%%
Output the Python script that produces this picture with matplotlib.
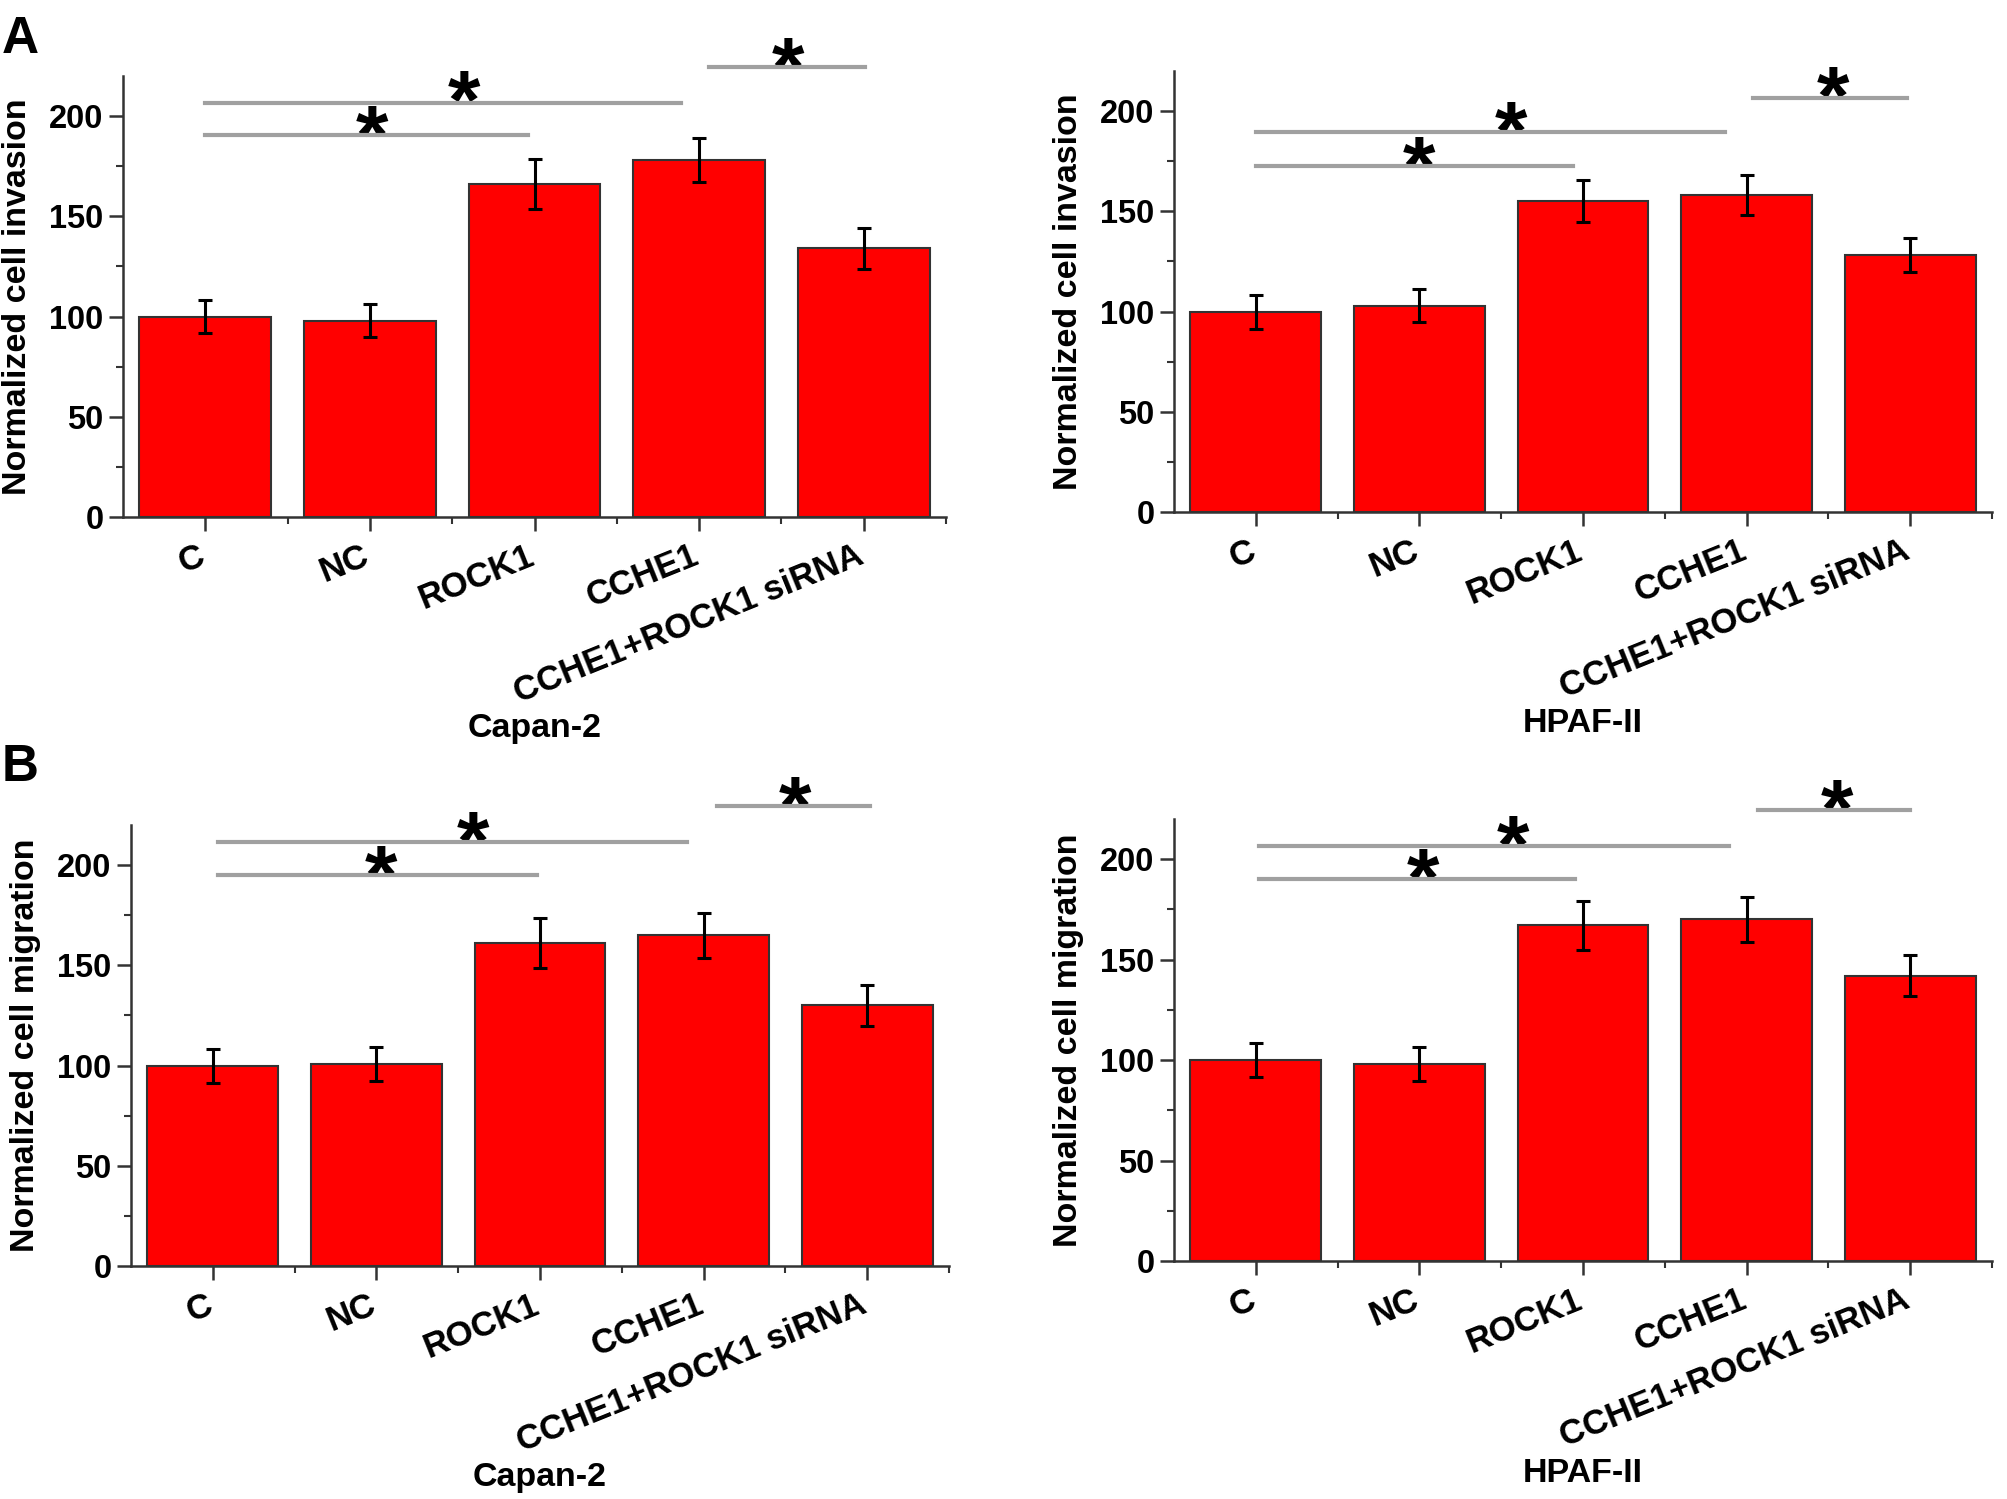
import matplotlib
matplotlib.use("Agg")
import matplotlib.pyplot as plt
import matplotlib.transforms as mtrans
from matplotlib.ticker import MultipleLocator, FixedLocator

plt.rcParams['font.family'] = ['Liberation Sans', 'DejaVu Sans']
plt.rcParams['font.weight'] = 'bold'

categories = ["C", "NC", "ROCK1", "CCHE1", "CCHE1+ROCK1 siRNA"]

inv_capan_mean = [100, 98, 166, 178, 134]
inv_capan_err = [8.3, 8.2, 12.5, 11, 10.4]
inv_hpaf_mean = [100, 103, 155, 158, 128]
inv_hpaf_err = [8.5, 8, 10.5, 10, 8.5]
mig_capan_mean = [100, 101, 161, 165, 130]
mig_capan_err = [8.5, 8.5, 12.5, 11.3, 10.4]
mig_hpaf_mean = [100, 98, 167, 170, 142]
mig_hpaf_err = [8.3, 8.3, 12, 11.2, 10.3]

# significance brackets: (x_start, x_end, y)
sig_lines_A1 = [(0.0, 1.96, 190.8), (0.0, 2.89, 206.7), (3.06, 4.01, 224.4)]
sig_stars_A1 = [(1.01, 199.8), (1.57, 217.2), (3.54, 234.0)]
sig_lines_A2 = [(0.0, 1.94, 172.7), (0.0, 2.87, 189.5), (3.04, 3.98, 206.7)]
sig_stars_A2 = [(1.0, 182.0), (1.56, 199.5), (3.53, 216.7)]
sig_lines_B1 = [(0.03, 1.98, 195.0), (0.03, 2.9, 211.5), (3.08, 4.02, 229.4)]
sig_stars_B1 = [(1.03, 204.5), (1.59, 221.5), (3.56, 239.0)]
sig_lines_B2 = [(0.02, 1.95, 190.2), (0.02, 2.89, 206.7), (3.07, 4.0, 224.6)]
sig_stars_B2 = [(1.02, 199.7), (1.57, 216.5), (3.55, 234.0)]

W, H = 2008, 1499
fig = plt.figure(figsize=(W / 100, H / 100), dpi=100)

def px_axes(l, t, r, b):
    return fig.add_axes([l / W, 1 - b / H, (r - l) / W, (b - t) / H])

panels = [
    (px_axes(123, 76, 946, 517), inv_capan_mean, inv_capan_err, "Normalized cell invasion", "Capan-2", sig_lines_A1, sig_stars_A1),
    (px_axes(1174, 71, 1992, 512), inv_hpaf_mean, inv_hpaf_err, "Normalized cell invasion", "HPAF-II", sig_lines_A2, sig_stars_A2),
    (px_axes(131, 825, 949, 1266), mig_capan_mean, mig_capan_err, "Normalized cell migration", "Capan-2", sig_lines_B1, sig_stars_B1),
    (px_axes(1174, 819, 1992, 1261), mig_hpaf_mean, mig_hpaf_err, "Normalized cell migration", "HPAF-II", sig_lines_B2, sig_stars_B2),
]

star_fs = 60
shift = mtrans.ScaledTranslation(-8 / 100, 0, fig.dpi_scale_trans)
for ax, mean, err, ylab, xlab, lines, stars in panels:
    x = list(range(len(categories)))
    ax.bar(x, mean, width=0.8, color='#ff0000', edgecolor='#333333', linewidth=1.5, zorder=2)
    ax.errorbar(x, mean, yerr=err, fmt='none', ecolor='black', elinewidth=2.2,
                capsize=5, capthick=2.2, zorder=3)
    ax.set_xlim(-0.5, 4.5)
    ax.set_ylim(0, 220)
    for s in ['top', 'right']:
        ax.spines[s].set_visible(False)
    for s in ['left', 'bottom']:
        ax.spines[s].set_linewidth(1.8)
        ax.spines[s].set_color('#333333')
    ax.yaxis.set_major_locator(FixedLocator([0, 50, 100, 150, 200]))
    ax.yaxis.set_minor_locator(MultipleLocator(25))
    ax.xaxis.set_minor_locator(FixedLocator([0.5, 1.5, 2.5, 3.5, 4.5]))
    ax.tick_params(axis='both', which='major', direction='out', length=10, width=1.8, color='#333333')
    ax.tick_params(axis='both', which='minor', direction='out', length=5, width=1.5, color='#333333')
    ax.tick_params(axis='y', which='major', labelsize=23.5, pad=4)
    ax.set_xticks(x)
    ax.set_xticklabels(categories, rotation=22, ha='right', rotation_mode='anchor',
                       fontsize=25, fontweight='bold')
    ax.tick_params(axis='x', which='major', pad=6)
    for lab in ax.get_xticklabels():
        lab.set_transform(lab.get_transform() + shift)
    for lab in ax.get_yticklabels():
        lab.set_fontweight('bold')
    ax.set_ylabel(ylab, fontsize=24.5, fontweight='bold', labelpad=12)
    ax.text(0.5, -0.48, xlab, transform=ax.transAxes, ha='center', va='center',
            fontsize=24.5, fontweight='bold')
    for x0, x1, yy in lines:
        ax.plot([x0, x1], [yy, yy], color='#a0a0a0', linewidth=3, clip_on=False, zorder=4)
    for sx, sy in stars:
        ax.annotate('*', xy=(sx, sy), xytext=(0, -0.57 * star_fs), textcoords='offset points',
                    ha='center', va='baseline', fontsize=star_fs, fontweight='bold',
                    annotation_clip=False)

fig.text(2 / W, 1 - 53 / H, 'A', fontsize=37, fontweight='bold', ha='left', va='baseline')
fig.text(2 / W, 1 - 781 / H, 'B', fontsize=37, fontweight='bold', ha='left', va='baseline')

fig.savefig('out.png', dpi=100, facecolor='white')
%%
%%
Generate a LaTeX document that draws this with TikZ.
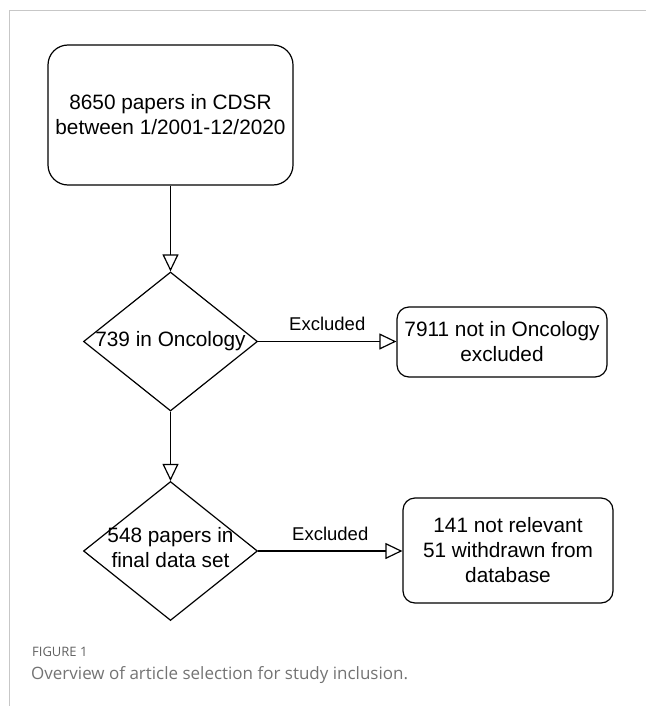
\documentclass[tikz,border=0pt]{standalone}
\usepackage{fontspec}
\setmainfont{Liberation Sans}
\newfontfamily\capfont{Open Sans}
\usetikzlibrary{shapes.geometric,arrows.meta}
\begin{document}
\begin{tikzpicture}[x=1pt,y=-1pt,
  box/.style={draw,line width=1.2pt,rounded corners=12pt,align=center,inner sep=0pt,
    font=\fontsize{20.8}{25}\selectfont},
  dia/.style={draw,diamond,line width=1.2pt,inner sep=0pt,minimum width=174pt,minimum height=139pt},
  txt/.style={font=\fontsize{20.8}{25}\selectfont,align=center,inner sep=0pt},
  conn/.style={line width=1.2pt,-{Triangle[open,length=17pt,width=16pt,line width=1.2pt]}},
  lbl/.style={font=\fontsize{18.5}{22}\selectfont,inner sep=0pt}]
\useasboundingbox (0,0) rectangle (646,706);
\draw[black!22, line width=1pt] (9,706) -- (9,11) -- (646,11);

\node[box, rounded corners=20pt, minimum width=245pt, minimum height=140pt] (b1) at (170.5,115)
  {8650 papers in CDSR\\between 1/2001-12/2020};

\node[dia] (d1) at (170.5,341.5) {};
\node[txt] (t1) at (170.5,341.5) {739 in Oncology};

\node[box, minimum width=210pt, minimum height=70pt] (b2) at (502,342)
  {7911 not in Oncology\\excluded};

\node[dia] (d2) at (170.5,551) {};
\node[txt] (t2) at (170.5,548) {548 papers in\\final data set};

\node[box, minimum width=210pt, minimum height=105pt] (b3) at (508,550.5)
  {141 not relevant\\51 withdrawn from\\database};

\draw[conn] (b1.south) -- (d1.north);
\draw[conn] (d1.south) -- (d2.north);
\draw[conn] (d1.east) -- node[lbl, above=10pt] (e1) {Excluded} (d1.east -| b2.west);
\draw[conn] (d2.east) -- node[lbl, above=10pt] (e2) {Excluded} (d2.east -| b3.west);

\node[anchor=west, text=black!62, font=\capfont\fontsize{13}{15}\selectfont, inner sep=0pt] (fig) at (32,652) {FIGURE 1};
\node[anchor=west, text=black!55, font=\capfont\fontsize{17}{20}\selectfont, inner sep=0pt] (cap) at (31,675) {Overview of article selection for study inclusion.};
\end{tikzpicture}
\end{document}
%%
Short task — Start at the line that contains "Output the Python", stop at the line that contains "mig_hpaf_err = [8.3, 8.3, 12, 11.2, 10.3]", and reproduce each line in that stretch exactly. Pictures are excluded.

Final answer —
Output the Python script that produces this picture with matplotlib.
import matplotlib
matplotlib.use("Agg")
import matplotlib.pyplot as plt
import matplotlib.transforms as mtrans
from matplotlib.ticker import MultipleLocator, FixedLocator

plt.rcParams['font.family'] = ['Liberation Sans', 'DejaVu Sans']
plt.rcParams['font.weight'] = 'bold'

categories = ["C", "NC", "ROCK1", "CCHE1", "CCHE1+ROCK1 siRNA"]

inv_capan_mean = [100, 98, 166, 178, 134]
inv_capan_err = [8.3, 8.2, 12.5, 11, 10.4]
inv_hpaf_mean = [100, 103, 155, 158, 128]
inv_hpaf_err = [8.5, 8, 10.5, 10, 8.5]
mig_capan_mean = [100, 101, 161, 165, 130]
mig_capan_err = [8.5, 8.5, 12.5, 11.3, 10.4]
mig_hpaf_mean = [100, 98, 167, 170, 142]
mig_hpaf_err = [8.3, 8.3, 12, 11.2, 10.3]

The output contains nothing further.